A estratégia até às eleições e a capacidade de resistência do “Scholzomat”
Com a campanha eleitoral a avançar e os adversários a correrem atrás do prejuízo, os ataques a Scholz e ao SPD, particularmente, vão começar a intensificar-se. O politólogo Uwe Jun antevê que os sociais-democratas vão continuar unidos em torno de Scholz, centralizando a campanha no candidato e não no partido, apesar de nos boletins de voto os eleitores encontrarem o nome dos partidos e não os dos candidatos a chanceler.
“O SPD tem de fazer tudo para dar a ideia aos eleitores alemães que eles têm de decidir entre candidatos, porque o partido tem o candidato mais popular. Mas, por outro lado, os seus adversários tentam mudar essa imagem e enfatizar que os temas e os partidos são mais importantes. Isso é um problema para Scholz, porque o SPD, enquanto partido, não é muito popular”, justifica Uwe Jun.
Até agora, Scholz tem feito esta estratégia resultar e nos dois primeiros debates com Laschet e Baerbock não só passou no teste como, de acordo com as sondagens, foi declarado vencedor em ambos. No debate do passado domingo, de resto, o candidato do SPD a chanceler mostrou-se um pouco mais emotivo, respondendo com alguma indignação aos ataques feitos pelo candidato da CDU, que usou como arma as buscas da semana passada por parte das autoridades ao ministério das Finanças, no âmbito de uma investigação que recai sobre a unidade de inteligência financeira, suspeita de ignorar denúncias sobre lavagem de dinheiro.

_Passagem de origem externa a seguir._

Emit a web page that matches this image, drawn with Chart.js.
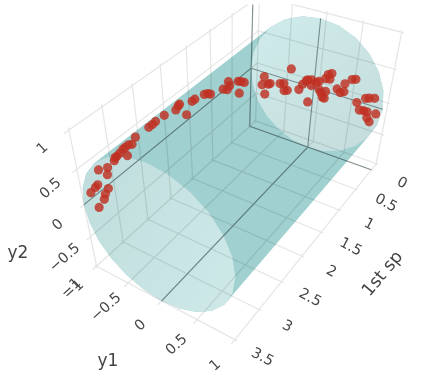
<!DOCTYPE html><html><head><meta charset="utf-8"><script src="https://cdn.jsdelivr.net/npm/chart.js@4"></script>
<style>html,body{margin:0;background:#fff}canvas{display:block}</style></head><body><canvas id="c" width="423" height="373"></canvas><script>
// --- data: first special component, y1, y2
const firstSp=[2.55,2.62,2.68,2.74,2.78,2.72,2.84,2.89,2.92,2.94,3.20,3.06,3.08,3.25,3.29,3.37,3.10,3.16,3.19,3.29,2.30,2.23,2.17,2.00,1.77,1.72,1.69,1.56,1.43,1.37,1.16,1.08,1.02,0.72,0.62,0.56,0.59,0.34,0.27,0.18,0.31,
0,0,0,0,0,0,0,0,0,0,0,0,0,0,0,0,0,0,0,0,0,0,0,0,0,0,0,0,0,0,0,0,0,0,0,0,0,0,0,0,0,0,0,0];
const y1=[-1,-1,-1,-1,-1,-1,-1,-1,-1,-1,-1,-1,-1,-1,-1,-1,-1,-1,-1,-1,-1,-1,-1,-1,-1,-1,-1,-1,-1,-1,-1,-1,-1,-1,-1,-1,-1,-1,-1,-1,-1,
-0.78,-0.81,-0.71,-0.68,-0.76,-0.52,-0.46,-0.45,-0.40,-0.36,-0.22,-0.17,-0.12,-0.07,-0.10,-0.04,-0.04,0.03,0.07,0.08,0.11,0.18,0.14,0.17,0.16,0.19,0.24,0.22,0.44,0.34,0.39,0.44,0.53,0.58,0.64,0.75,0.80,0.87,0.69,0.75,0.80,0.81,0.85,0.92];
const y2=[0.34,0.28,0.31,0.31,0.31,0.18,0.29,0.28,0.28,0.25,0.29,0.23,0.14,0.11,0.10,0.08,-0.05,-0.09,-0.15,-0.20,0.33,0.33,0.34,0.33,0.28,0.31,0.32,0.09,0.22,0.22,0.18,0.15,0.11,0.03,-0.03,0,0.08,-0.04,-0.08,-0.14,-0.25,
-0.07,-0.21,-0.17,-0.15,-0.35,-0.10,-0.08,-0.19,-0.17,0.18,-0.10,0,0.07,-0.25,0.09,0.11,0.02,0.09,0.12,0,-0.04,0,-0.10,-0.11,0.19,0.26,0.29,0.20,0.20,0.09,0.05,0.08,0.29,0.31,-0.02,0.08,0.10,0.12,-0.12,-0.11,-0.11,-0.20,-0.25,-0.10];
const firstSpTicks=[0,0.5,1,1.5,2,2.5,3,3.5];
const y1Ticks=[-1,-0.5,0,0.5,1];
const y2Ticks=[-1,-0.5,0,0.5,1];
const firstSpLabels=['0','0.5','1','1.5','2','2.5','3','3.5'];
const y1Labels=['\u22121','\u22120.5','0','0.5','1'];
const y2Labels=['\u22121','\u22120.5','0','0.5','1'];
// unit circle ring of the fitted cylinder
const ringA=[1,.966,.866,.707,.5,.259,0,-.259,-.5,-.707,-.866,-.966,-1,-.966,-.866,-.707,-.5,-.259,0,.259,.5,.707,.866,.966];
const ringB=[0,.259,.5,.707,.866,.966,1,.966,.866,.707,.5,.259,0,-.259,-.5,-.707,-.866,-.966,-1,-.966,-.866,-.707,-.5,-.259];
const cylEnds=[0,3.5];
const range={x:[-0.17,3.57],y:[-1.03,1.03],z:[-1.03,1.03]};
// --- scene camera
const cam=[-56.6195,51.5580,-17.6809,315.973,28.2564,16.8088,-72.1394,85.1911,-0.0665798,-0.0489215,-0.0767997,1];
function proj(x,y,z){const w=cam[8]*x+cam[9]*y+cam[10]*z+cam[11];return {x:(cam[0]*x+cam[1]*y+cam[2]*z+cam[3])/w,y:(cam[4]*x+cam[5]*y+cam[6]*z+cam[7])/w}}
const GAP={x:null,y:null};
function segs(list){const o=[];for(const [a,b] of list){o.push(proj(...a),proj(...b),GAP)}return o}
const gridList=[];
for(const t of firstSpTicks){gridList.push([[t,range.y[0],-1],[t,range.y[1],-1]]);gridList.push([[t,-1,range.z[0]],[t,-1,range.z[1]]])}
for(const t of y1Ticks){gridList.push([[range.x[0],t,-1],[range.x[1],t,-1]]);gridList.push([[range.x[0],t,range.z[0]],[range.x[0],t,range.z[1]]])}
for(const t of y2Ticks){gridList.push([[range.x[0],-1,t],[range.x[1],-1,t]]);gridList.push([[range.x[0],range.y[0],t],[range.x[0],range.y[1],t]])}
const axisList=[[[0,-1,-1],[0,1,-1]],[[0,0,-1],[0,0,1]],[[0,-1,-1],[0,-1,1]],[[0,-1,0],[0,1,0]],[[0,0,-1],[3.5,0,-1]],[[0,-1,0],[3.5,-1,0]]];
const ring=x=>ringA.map((a,i)=>proj(x,a,ringB[i]));
function hull(pts){const s=[...pts].sort((a,b)=>a.x-b.x||a.y-b.y),cr=(o,a,b)=>(a.x-o.x)*(b.y-o.y)-(a.y-o.y)*(b.x-o.x),lo=[],up=[];
 for(const p of s){while(lo.length>1&&cr(lo[lo.length-2],lo[lo.length-1],p)<=0)lo.pop();lo.push(p)}
 for(const p of s.reverse()){while(up.length>1&&cr(up[up.length-2],up[up.length-1],p)<=0)up.pop();up.push(p)}
 return lo.slice(0,-1).concat(up.slice(0,-1))}
const closed=a=>a.concat([a[0]]);
const area=(data,color)=>({data:closed(data),showLine:true,fill:'shape',backgroundColor:color,borderWidth:0,borderColor:'transparent',pointRadius:0});
const canvas=document.getElementById('c');
function shade(a,b,c0,c1){const g=canvas.getContext('2d').createLinearGradient(a.x,a.y,b.x,b.y);g.addColorStop(0,c0);g.addColorStop(1,c1);return g}
const datasets=[
 area(hull(ring(cylEnds[0]).concat(ring(cylEnds[1]))),'#a0d0cf'),
 area(ring(cylEnds[0]),shade(proj(0,-0.7,0.7),proj(0,0.7,-0.7),'#cfeaea','#c5dedd')),
 area(ring(cylEnds[1]),shade(proj(3.5,-1,0),proj(3.5,1,0),'#c0dedd','#cee8e8')),
 {data:segs(gridList),showLine:true,fill:false,borderColor:'rgba(0,0,0,0.105)',borderWidth:1.2,pointRadius:0,spanGaps:false},
 {data:segs(axisList),showLine:true,fill:false,borderColor:'rgba(50,70,72,0.55)',borderWidth:1.1,pointRadius:0,spanGaps:false},
 {data:firstSp.map((v,i)=>proj(v,y1[i],y2[i])),showLine:false,backgroundColor:'rgba(192,48,34,0.82)',borderWidth:0,pointRadius:4.6}
];
datasets.forEach((d,i)=>{d.order=-i});
const INK='#444';
const textPlugin={id:'sceneText',afterDatasetsDraw(chart){
 const c=chart.ctx;c.save();c.fillStyle=INK;c.textAlign='center';c.textBaseline='middle';
 const put=(t,x,y,rot,size)=>{c.save();c.translate(x,y);c.rotate(rot*Math.PI/180);c.font=size+'px "DejaVu Sans"';c.fillText(t,0,0);c.restore()};
 firstSpTicks.forEach((t,i)=>{const p=proj(t,1,-1);put(firstSpLabels[i],p.x+27,p.y+14,28,14.5)});
 y1Ticks.forEach((t,i)=>{const p=proj(3.5,t,-1);put(y1Labels[i],p.x-20,p.y+22,-42,14.5)});
 y2Ticks.forEach((t,i)=>{const p=proj(3.5,-1,t);put(y2Labels[i],p.x-23,p.y+20,-42,14.5)});
 put('1st sp',383,274,-50,17.5);put('y1',108,362,0,17);put('y2',18,254,0,17);
 c.restore();
}};
new Chart(canvas,{type:'scatter',data:{datasets},plugins:[textPlugin],options:{responsive:false,animation:false,layout:{padding:0},
 plugins:{legend:{display:false},tooltip:{enabled:false},title:{display:false}},
 scales:{x:{type:'linear',min:0,max:423,display:false},y:{type:'linear',min:0,max:373,reverse:true,display:false}}}});
</script></body></html>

Eleições Alemanha. Olaf Scholz declarado vencedor do último debate
Scholz retaliou e acusou o adversário de “desonestidade”, sublinhando que a investigação em curso não recai sobre si ou sobre o ministério das Finanças como um todo. E a estratégia de defesa parece ter sido eficaz, tal como já tinha sido com o caso Wirecard, quando Scholz rejeitou qualquer responsabilidade num escândalo, no ano passado — quando a gigante empresa de pagamentos alemã foi à falência, o que levou a críticas à supervisão feita pelo governo alemão.
Mas, tanto num caso como noutro, Scholz parece ter passado incólume aos olhos de parte significativa do eleitorado, como mostrou a sondagem lançada esta terça-feira pelo Instituto Forsa — em linha com as sondagens dos últimos dias —, que mantém o SPD com 25% das intenções de voto (a mesma percentagem de há uma semana), seguindo-se a CDU com 21% e os Verdes com 17%. O estilo de Scholz, que poderia ser visto como uma fragilidade, revela-se cada vez mais um fator decisivo.

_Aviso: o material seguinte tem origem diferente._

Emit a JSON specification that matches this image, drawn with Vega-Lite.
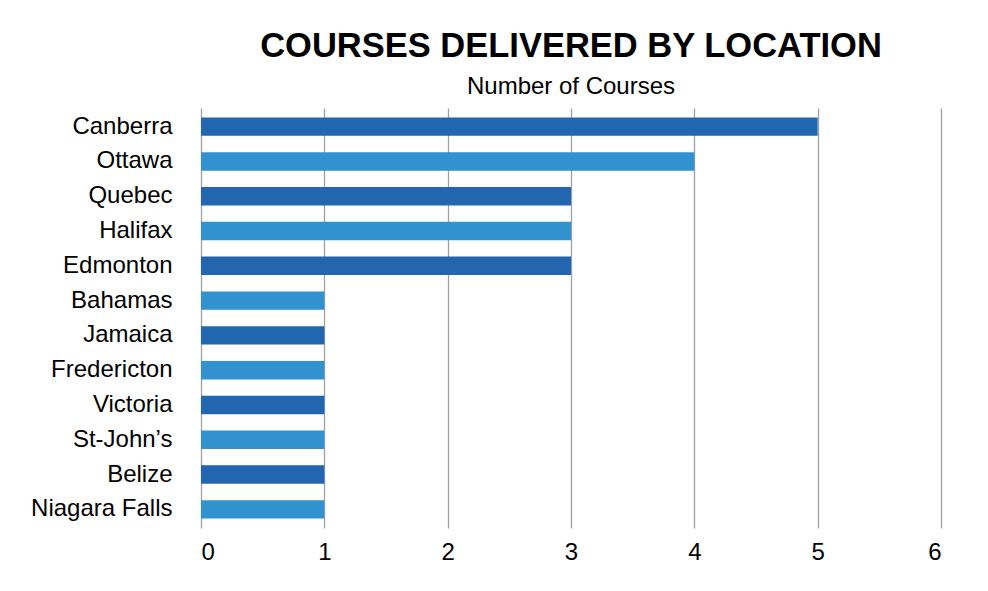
{
  "$schema": "https://vega.github.io/schema/vega-lite/v6.json",
  "width": 740,
  "height": 420,
  "autosize": {"type": "none"},
  "padding": {"left": 201, "top": 108, "right": 47, "bottom": 63},
  "background": "white",
  "title": {
    "text": "COURSES DELIVERED BY LOCATION",
    "subtitle": "Number of Courses",
    "anchor": "middle",
    "frame": "group",
    "font": "Liberation Sans",
    "fontSize": 34.5,
    "fontWeight": "bold",
    "color": "black",
    "subtitleFont": "Liberation Sans",
    "subtitleFontSize": 24,
    "subtitleColor": "black",
    "subtitlePadding": 11,
    "offset": 8
  },
  "data": {
    "values": [
      {"location": "Canberra", "courses": 5},
      {"location": "Ottawa", "courses": 4},
      {"location": "Quebec", "courses": 3},
      {"location": "Halifax", "courses": 3},
      {"location": "Edmonton", "courses": 3},
      {"location": "Bahamas", "courses": 1},
      {"location": "Jamaica", "courses": 1},
      {"location": "Fredericton", "courses": 1},
      {"location": "Victoria", "courses": 1},
      {"location": "St-John’s", "courses": 1},
      {"location": "Belize", "courses": 1},
      {"location": "Niagara Falls", "courses": 1}
    ]
  },
  "mark": {"type": "bar"},
  "encoding": {
    "y": {
      "field": "location",
      "type": "nominal",
      "sort": null,
      "scale": {"paddingInner": 0.47, "paddingOuter": 0.27},
      "axis": {
        "title": null,
        "ticks": false,
        "domain": false,
        "labelFont": "Liberation Sans",
        "labelFontSize": 24,
        "labelColor": "black",
        "labelPadding": 29
      }
    },
    "x": {
      "field": "courses",
      "type": "quantitative",
      "scale": {"domain": [0, 6], "nice": false},
      "axis": {
        "title": null,
        "values": [0, 1, 2, 3, 4, 5, 6],
        "labelOverlap": false,
        "ticks": false,
        "domain": false,
        "grid": true,
        "gridColor": "#a0a0a0",
        "gridWidth": 1.3,
        "labelFont": "Liberation Sans",
        "labelFontSize": 24,
        "labelColor": "black",
        "labelPadding": 12
      }
    },
    "color": {
      "field": "location",
      "type": "nominal",
      "legend": null,
      "scale": {
        "domain": ["Canberra", "Ottawa", "Quebec", "Halifax", "Edmonton", "Bahamas", "Jamaica", "Fredericton", "Victoria", "St-John’s", "Belize", "Niagara Falls"],
        "range": ["#2166ae", "#3292cf", "#2166ae", "#3292cf", "#2166ae", "#3292cf", "#2166ae", "#3292cf", "#2166ae", "#3292cf", "#2166ae", "#3292cf"]
      }
    }
  },
  "config": {
    "view": {"stroke": null}
  }
}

Ministro das Finanças alemão foi questionado sobre dois escândalos financeiros
“Na fase atual da campanha eleitoral e depois dos erros cometidos pelos adversários, o lado ‘autómato’ de Scholz parece ser uma vantagem, uma vez que os eleitores apreciam o facto de ele não passar uma má imagem”, afirma a politóloga Ursula Münch, traçando semelhanças entre o perfil do social-democrata e o de Angela Merkel. “Scholz cultiva essa imagem. Afinal de contas, os seus assessores e os próprios sabem que Scholz pode seguir os passos da chanceler cessante. Ele cultiva esses paralelos deliberadamente nas suas aparições em público”, sublinha a especialista.
Até 26 de setembro, muito pode mudar, mas para já tudo indica que o piloto-automático de Scholz poderá ser suficiente para que a Alemanha volte a ter um governo liderado por um social-democrata, o que já não acontece desde que Gerhard Schröder deixou o poder em 2005.